**Data:**
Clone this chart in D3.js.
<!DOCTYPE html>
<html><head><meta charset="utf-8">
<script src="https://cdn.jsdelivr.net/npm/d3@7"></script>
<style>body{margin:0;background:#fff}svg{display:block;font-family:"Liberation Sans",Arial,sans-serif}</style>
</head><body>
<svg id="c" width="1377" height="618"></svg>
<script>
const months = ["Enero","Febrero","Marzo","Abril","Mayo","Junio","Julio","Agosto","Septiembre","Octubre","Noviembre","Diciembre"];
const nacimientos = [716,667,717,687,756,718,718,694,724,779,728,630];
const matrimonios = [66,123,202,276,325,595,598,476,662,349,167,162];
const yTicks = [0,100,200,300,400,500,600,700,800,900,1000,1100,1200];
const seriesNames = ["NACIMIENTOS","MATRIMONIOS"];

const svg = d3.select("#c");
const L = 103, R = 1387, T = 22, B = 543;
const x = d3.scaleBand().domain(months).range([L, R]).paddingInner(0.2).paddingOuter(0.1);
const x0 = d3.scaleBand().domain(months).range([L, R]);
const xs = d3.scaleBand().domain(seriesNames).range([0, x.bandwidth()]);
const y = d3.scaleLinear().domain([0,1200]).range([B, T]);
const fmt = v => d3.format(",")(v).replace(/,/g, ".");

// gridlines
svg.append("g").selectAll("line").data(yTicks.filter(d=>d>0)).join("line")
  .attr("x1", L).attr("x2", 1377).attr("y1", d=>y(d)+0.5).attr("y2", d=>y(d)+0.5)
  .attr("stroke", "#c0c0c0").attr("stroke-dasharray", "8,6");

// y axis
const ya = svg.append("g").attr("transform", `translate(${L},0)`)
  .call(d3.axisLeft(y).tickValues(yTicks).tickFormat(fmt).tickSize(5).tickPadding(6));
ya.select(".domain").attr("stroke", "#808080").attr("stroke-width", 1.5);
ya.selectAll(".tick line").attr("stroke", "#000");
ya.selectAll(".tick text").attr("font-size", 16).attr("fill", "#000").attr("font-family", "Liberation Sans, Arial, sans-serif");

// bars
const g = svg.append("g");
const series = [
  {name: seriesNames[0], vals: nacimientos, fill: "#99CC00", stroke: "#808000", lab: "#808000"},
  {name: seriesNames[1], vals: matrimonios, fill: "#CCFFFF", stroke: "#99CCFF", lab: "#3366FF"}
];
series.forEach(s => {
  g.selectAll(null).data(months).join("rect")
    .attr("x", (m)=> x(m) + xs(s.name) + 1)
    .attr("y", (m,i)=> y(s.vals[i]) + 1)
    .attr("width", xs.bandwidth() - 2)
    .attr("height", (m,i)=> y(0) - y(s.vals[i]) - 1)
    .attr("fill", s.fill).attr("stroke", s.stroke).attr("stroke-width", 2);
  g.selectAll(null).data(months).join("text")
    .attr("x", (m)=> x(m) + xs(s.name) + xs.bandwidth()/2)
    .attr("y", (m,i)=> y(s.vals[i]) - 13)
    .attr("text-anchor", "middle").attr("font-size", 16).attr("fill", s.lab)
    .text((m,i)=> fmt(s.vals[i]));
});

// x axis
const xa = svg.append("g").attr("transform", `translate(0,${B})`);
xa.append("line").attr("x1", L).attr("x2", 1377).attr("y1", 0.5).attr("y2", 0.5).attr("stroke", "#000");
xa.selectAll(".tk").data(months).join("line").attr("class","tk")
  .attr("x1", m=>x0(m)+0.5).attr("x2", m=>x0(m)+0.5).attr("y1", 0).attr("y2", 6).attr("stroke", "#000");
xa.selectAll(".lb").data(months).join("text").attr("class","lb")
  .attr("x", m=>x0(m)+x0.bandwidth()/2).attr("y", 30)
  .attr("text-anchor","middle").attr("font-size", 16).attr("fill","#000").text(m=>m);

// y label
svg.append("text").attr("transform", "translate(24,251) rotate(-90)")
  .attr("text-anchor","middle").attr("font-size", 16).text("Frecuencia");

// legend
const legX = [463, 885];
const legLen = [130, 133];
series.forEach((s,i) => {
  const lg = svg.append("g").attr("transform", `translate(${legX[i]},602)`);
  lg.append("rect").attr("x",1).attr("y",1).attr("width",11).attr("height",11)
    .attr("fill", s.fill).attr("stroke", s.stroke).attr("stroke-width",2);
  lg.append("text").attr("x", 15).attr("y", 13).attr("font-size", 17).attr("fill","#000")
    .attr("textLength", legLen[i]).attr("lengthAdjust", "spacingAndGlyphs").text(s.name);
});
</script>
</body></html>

**The exercise:**
Recite the full listing above exactly.

**Output for this exercise:**
Clone this chart in D3.js.
<!DOCTYPE html>
<html><head><meta charset="utf-8">
<script src="https://cdn.jsdelivr.net/npm/d3@7"></script>
<style>body{margin:0;background:#fff}svg{display:block;font-family:"Liberation Sans",Arial,sans-serif}</style>
</head><body>
<svg id="c" width="1377" height="618"></svg>
<script>
const months = ["Enero","Febrero","Marzo","Abril","Mayo","Junio","Julio","Agosto","Septiembre","Octubre","Noviembre","Diciembre"];
const nacimientos = [716,667,717,687,756,718,718,694,724,779,728,630];
const matrimonios = [66,123,202,276,325,595,598,476,662,349,167,162];
const yTicks = [0,100,200,300,400,500,600,700,800,900,1000,1100,1200];
const seriesNames = ["NACIMIENTOS","MATRIMONIOS"];

const svg = d3.select("#c");
const L = 103, R = 1387, T = 22, B = 543;
const x = d3.scaleBand().domain(months).range([L, R]).paddingInner(0.2).paddingOuter(0.1);
const x0 = d3.scaleBand().domain(months).range([L, R]);
const xs = d3.scaleBand().domain(seriesNames).range([0, x.bandwidth()]);
const y = d3.scaleLinear().domain([0,1200]).range([B, T]);
const fmt = v => d3.format(",")(v).replace(/,/g, ".");

// gridlines
svg.append("g").selectAll("line").data(yTicks.filter(d=>d>0)).join("line")
  .attr("x1", L).attr("x2", 1377).attr("y1", d=>y(d)+0.5).attr("y2", d=>y(d)+0.5)
  .attr("stroke", "#c0c0c0").attr("stroke-dasharray", "8,6");

// y axis
const ya = svg.append("g").attr("transform", `translate(${L},0)`)
  .call(d3.axisLeft(y).tickValues(yTicks).tickFormat(fmt).tickSize(5).tickPadding(6));
ya.select(".domain").attr("stroke", "#808080").attr("stroke-width", 1.5);
ya.selectAll(".tick line").attr("stroke", "#000");
ya.selectAll(".tick text").attr("font-size", 16).attr("fill", "#000").attr("font-family", "Liberation Sans, Arial, sans-serif");

// bars
const g = svg.append("g");
const series = [
  {name: seriesNames[0], vals: nacimientos, fill: "#99CC00", stroke: "#808000", lab: "#808000"},
  {name: seriesNames[1], vals: matrimonios, fill: "#CCFFFF", stroke: "#99CCFF", lab: "#3366FF"}
];
series.forEach(s => {
  g.selectAll(null).data(months).join("rect")
    .attr("x", (m)=> x(m) + xs(s.name) + 1)
    .attr("y", (m,i)=> y(s.vals[i]) + 1)
    .attr("width", xs.bandwidth() - 2)
    .attr("height", (m,i)=> y(0) - y(s.vals[i]) - 1)
    .attr("fill", s.fill).attr("stroke", s.stroke).attr("stroke-width", 2);
  g.selectAll(null).data(months).join("text")
    .attr("x", (m)=> x(m) + xs(s.name) + xs.bandwidth()/2)
    .attr("y", (m,i)=> y(s.vals[i]) - 13)
    .attr("text-anchor", "middle").attr("font-size", 16).attr("fill", s.lab)
    .text((m,i)=> fmt(s.vals[i]));
});

// x axis
const xa = svg.append("g").attr("transform", `translate(0,${B})`);
xa.append("line").attr("x1", L).attr("x2", 1377).attr("y1", 0.5).attr("y2", 0.5).attr("stroke", "#000");
xa.selectAll(".tk").data(months).join("line").attr("class","tk")
  .attr("x1", m=>x0(m)+0.5).attr("x2", m=>x0(m)+0.5).attr("y1", 0).attr("y2", 6).attr("stroke", "#000");
xa.selectAll(".lb").data(months).join("text").attr("class","lb")
  .attr("x", m=>x0(m)+x0.bandwidth()/2).attr("y", 30)
  .attr("text-anchor","middle").attr("font-size", 16).attr("fill","#000").text(m=>m);

// y label
svg.append("text").attr("transform", "translate(24,251) rotate(-90)")
  .attr("text-anchor","middle").attr("font-size", 16).text("Frecuencia");

// legend
const legX = [463, 885];
const legLen = [130, 133];
series.forEach((s,i) => {
  const lg = svg.append("g").attr("transform", `translate(${legX[i]},602)`);
  lg.append("rect").attr("x",1).attr("y",1).attr("width",11).attr("height",11)
    .attr("fill", s.fill).attr("stroke", s.stroke).attr("stroke-width",2);
  lg.append("text").attr("x", 15).attr("y", 13).attr("font-size", 17).attr("fill","#000")
    .attr("textLength", legLen[i]).attr("lengthAdjust", "spacingAndGlyphs").text(s.name);
});
</script>
</body></html>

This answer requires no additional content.